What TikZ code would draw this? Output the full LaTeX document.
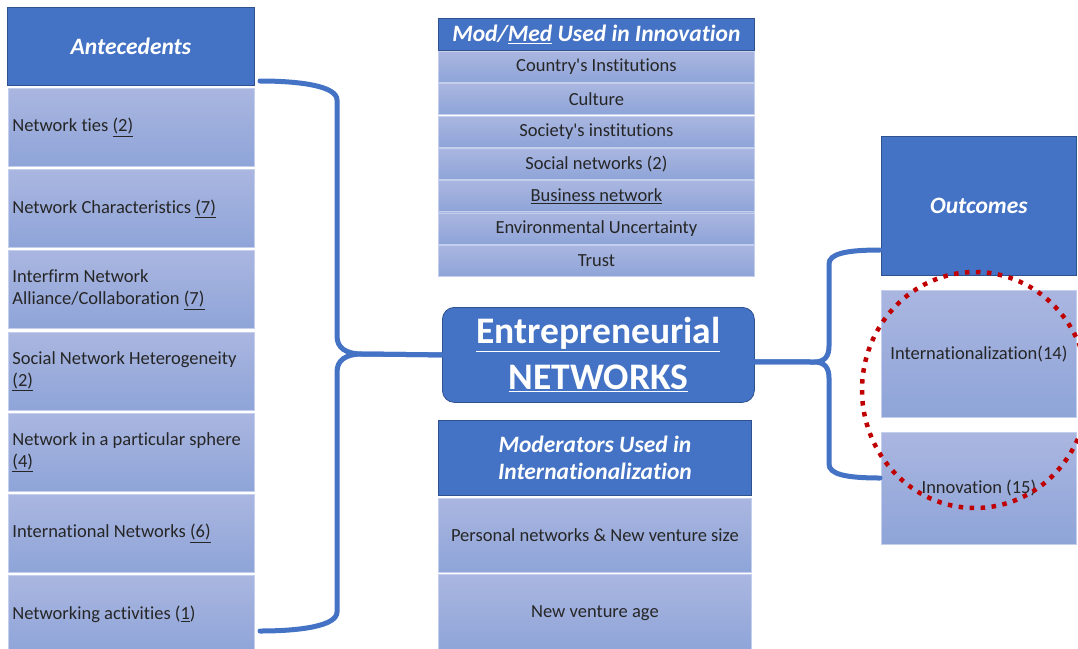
\documentclass[tikz,border=0pt]{standalone}
\usepackage[rgb]{xcolor}
\usepackage{fontspec}
\setmainfont{Carlito}[Ligatures={NoCommon}]
\usepackage{tikz}

\definecolor{hdrblue}{RGB}{68,114,196}
\definecolor{hdrline}{RGB}{47,82,143}
\definecolor{celltop}{RGB}{170,182,224}
\definecolor{cellbot}{RGB}{142,164,216}
\definecolor{cellline}{RGB}{196,207,238}
\definecolor{ringred}{RGB}{192,0,0}

\tikzset{
 header/.style={draw=hdrline, line width=0.8pt, fill=hdrblue, text=white,
   font=\fontsize{23.5}{27}\selectfont\bfseries\itshape, align=center,
   anchor=north west, inner sep=0pt},
 cell/.style={draw=cellline, line width=0.8pt, top color=celltop, bottom color=cellbot,
   text=black!85, font=\fontsize{18.5}{22}\selectfont, anchor=north west, inner sep=0pt},
 leftcell/.style={cell, align=flush left, text width=238pt, inner xsep=4pt,
   minimum width=246pt, minimum height=78pt},
 brace/.style={draw=hdrblue, line width=5pt, line cap=round}
}

\begin{document}
\begin{tikzpicture}[x=1pt, y=-1pt]

\clip (0,0) rectangle (1078,648);

%% left column
\path
(7,7) node[header, minimum width=247pt, minimum height=78pt] (ante){Antecedents};

\foreach \txt [count=\i from 0] in {Network ties \underline{(2)},
  Network Characteristics \underline{(7)},
  Interfirm Network\\Alliance/Collaboration \underline{(7)},
  Social Network Heterogeneity\\\underline{(2)},
  Network in a particular sphere\\\underline{(4)},
  International Networks \underline{(6)},
  Networking activities (\underline{1})}
  {
  \path
  (8,{88+81.2*\i}) node[leftcell] (ant\i){\txt};
  }

%% middle column, upper table
\path
(438,18) node[header, minimum width=316pt, minimum height=32pt] (modmed){Mod/\underline{Med} Used in Innovation};

\foreach \txt [count=\i from 0] in {Country\textquotesingle s Institutions, Culture,
  Society\textquotesingle s institutions, Social networks (2), \underline{Business network},
  Environmental Uncertainty, Trust}
  {
  \path
  (438,{51+32.3*\i}) node[cell, minimum width=316pt, minimum height=31pt] (mm\i){\txt};
  }

% the core box
\path
(442,307) node[anchor=north west, draw=hdrline, line width=0.8pt, fill=hdrblue,
  rounded corners=12pt, minimum width=312pt, minimum height=95pt, inner sep=0pt,
  text=white, align=center, font=\fontsize{37.5}{46}\selectfont\bfseries]
  (core){\underline{Entrepreneurial}\\\underline{NETWORKS}};

%% middle column, lower table
\path
(438,420) node[header, minimum width=313pt, minimum height=75pt] (moder){Moderators Used in\\Internationalization};
\path
(438,498) node[cell, minimum width=313pt, minimum height=74pt] (mod0){Personal networks \& New venture size};
\path
(438,574) node[cell, minimum width=313pt, minimum height=78pt] (mod1){New venture age};

%% right column
\path
(881,136) node[header, minimum width=195pt, minimum height=139pt] (outc){Outcomes};
\path
(881,290) node[cell, minimum width=195pt, minimum height=127pt] (intl){Internationalization(14)};
\path
(881,432) node[cell, minimum width=195pt, minimum height=112pt] (innov){Innovation (15)};

%% braces
\draw[brace] (core.west) -- (362,354)
  .. controls (346,354) and (337,348) .. (337,336) -- (337,100)
  .. controls (337,86) and (300,81) .. (260,81);
\draw[brace] (core.west) -- (362,354)
  .. controls (346,354) and (337,360) .. (337,372) -- (337,612)
  .. controls (337,626) and (300,631) .. (260,631);

\draw[brace] ([yshift=-7pt]core.east) -- (814,362)
  .. controls (825,362) and (829,356) .. (829,346) -- (829,264)
  .. controls (829,254) and (845,250) .. (880,250);
\draw[brace] ([yshift=-7pt]core.east) -- (814,362)
  .. controls (825,362) and (829,368) .. (829,378) -- (829,464)
  .. controls (829,474) and (845,478) .. (880,478);

% red ring round the outcomes
\draw[ringred, line width=4.5pt, dash pattern=on 4.5pt off 6.5pt]
 (975,390) ellipse [x radius=113pt, y radius=118pt];

\end{tikzpicture}
\end{document}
━━━━━━━━━━━━━━━━━━━━━━━━━━━━━━
# Exercise instructions
Transcribe each line above verbatim, with the pictures left out.

# Reply
What TikZ code would draw this? Output the full LaTeX document.
\documentclass[tikz,border=0pt]{standalone}
\usepackage[rgb]{xcolor}
\usepackage{fontspec}
\setmainfont{Carlito}[Ligatures={NoCommon}]
\usepackage{tikz}

\definecolor{hdrblue}{RGB}{68,114,196}
\definecolor{hdrline}{RGB}{47,82,143}
\definecolor{celltop}{RGB}{170,182,224}
\definecolor{cellbot}{RGB}{142,164,216}
\definecolor{cellline}{RGB}{196,207,238}
\definecolor{ringred}{RGB}{192,0,0}

\tikzset{
 header/.style={draw=hdrline, line width=0.8pt, fill=hdrblue, text=white,
   font=\fontsize{23.5}{27}\selectfont\bfseries\itshape, align=center,
   anchor=north west, inner sep=0pt},
 cell/.style={draw=cellline, line width=0.8pt, top color=celltop, bottom color=cellbot,
   text=black!85, font=\fontsize{18.5}{22}\selectfont, anchor=north west, inner sep=0pt},
 leftcell/.style={cell, align=flush left, text width=238pt, inner xsep=4pt,
   minimum width=246pt, minimum height=78pt},
 brace/.style={draw=hdrblue, line width=5pt, line cap=round}
}

\begin{document}
\begin{tikzpicture}[x=1pt, y=-1pt]

\clip (0,0) rectangle (1078,648);

%% left column
\path
(7,7) node[header, minimum width=247pt, minimum height=78pt] (ante){Antecedents};

\foreach \txt [count=\i from 0] in {Network ties \underline{(2)},
  Network Characteristics \underline{(7)},
  Interfirm Network\\Alliance/Collaboration \underline{(7)},
  Social Network Heterogeneity\\\underline{(2)},
  Network in a particular sphere\\\underline{(4)},
  International Networks \underline{(6)},
  Networking activities (\underline{1})}
  {
  \path
  (8,{88+81.2*\i}) node[leftcell] (ant\i){\txt};
  }

%% middle column, upper table
\path
(438,18) node[header, minimum width=316pt, minimum height=32pt] (modmed){Mod/\underline{Med} Used in Innovation};

\foreach \txt [count=\i from 0] in {Country\textquotesingle s Institutions, Culture,
  Society\textquotesingle s institutions, Social networks (2), \underline{Business network},
  Environmental Uncertainty, Trust}
  {
  \path
  (438,{51+32.3*\i}) node[cell, minimum width=316pt, minimum height=31pt] (mm\i){\txt};
  }

% the core box
\path
(442,307) node[anchor=north west, draw=hdrline, line width=0.8pt, fill=hdrblue,
  rounded corners=12pt, minimum width=312pt, minimum height=95pt, inner sep=0pt,
  text=white, align=center, font=\fontsize{37.5}{46}\selectfont\bfseries]
  (core){\underline{Entrepreneurial}\\\underline{NETWORKS}};

%% middle column, lower table
\path
(438,420) node[header, minimum width=313pt, minimum height=75pt] (moder){Moderators Used in\\Internationalization};
\path
(438,498) node[cell, minimum width=313pt, minimum height=74pt] (mod0){Personal networks \& New venture size};
\path
(438,574) node[cell, minimum width=313pt, minimum height=78pt] (mod1){New venture age};

%% right column
\path
(881,136) node[header, minimum width=195pt, minimum height=139pt] (outc){Outcomes};
\path
(881,290) node[cell, minimum width=195pt, minimum height=127pt] (intl){Internationalization(14)};
\path
(881,432) node[cell, minimum width=195pt, minimum height=112pt] (innov){Innovation (15)};

%% braces
\draw[brace] (core.west) -- (362,354)
  .. controls (346,354) and (337,348) .. (337,336) -- (337,100)
  .. controls (337,86) and (300,81) .. (260,81);
\draw[brace] (core.west) -- (362,354)
  .. controls (346,354) and (337,360) .. (337,372) -- (337,612)
  .. controls (337,626) and (300,631) .. (260,631);

\draw[brace] ([yshift=-7pt]core.east) -- (814,362)
  .. controls (825,362) and (829,356) .. (829,346) -- (829,264)
  .. controls (829,254) and (845,250) .. (880,250);
\draw[brace] ([yshift=-7pt]core.east) -- (814,362)
  .. controls (825,362) and (829,368) .. (829,378) -- (829,464)
  .. controls (829,474) and (845,478) .. (880,478);

% red ring round the outcomes
\draw[ringred, line width=4.5pt, dash pattern=on 4.5pt off 6.5pt]
 (975,390) ellipse [x radius=113pt, y radius=118pt];

\end{tikzpicture}
\end{document}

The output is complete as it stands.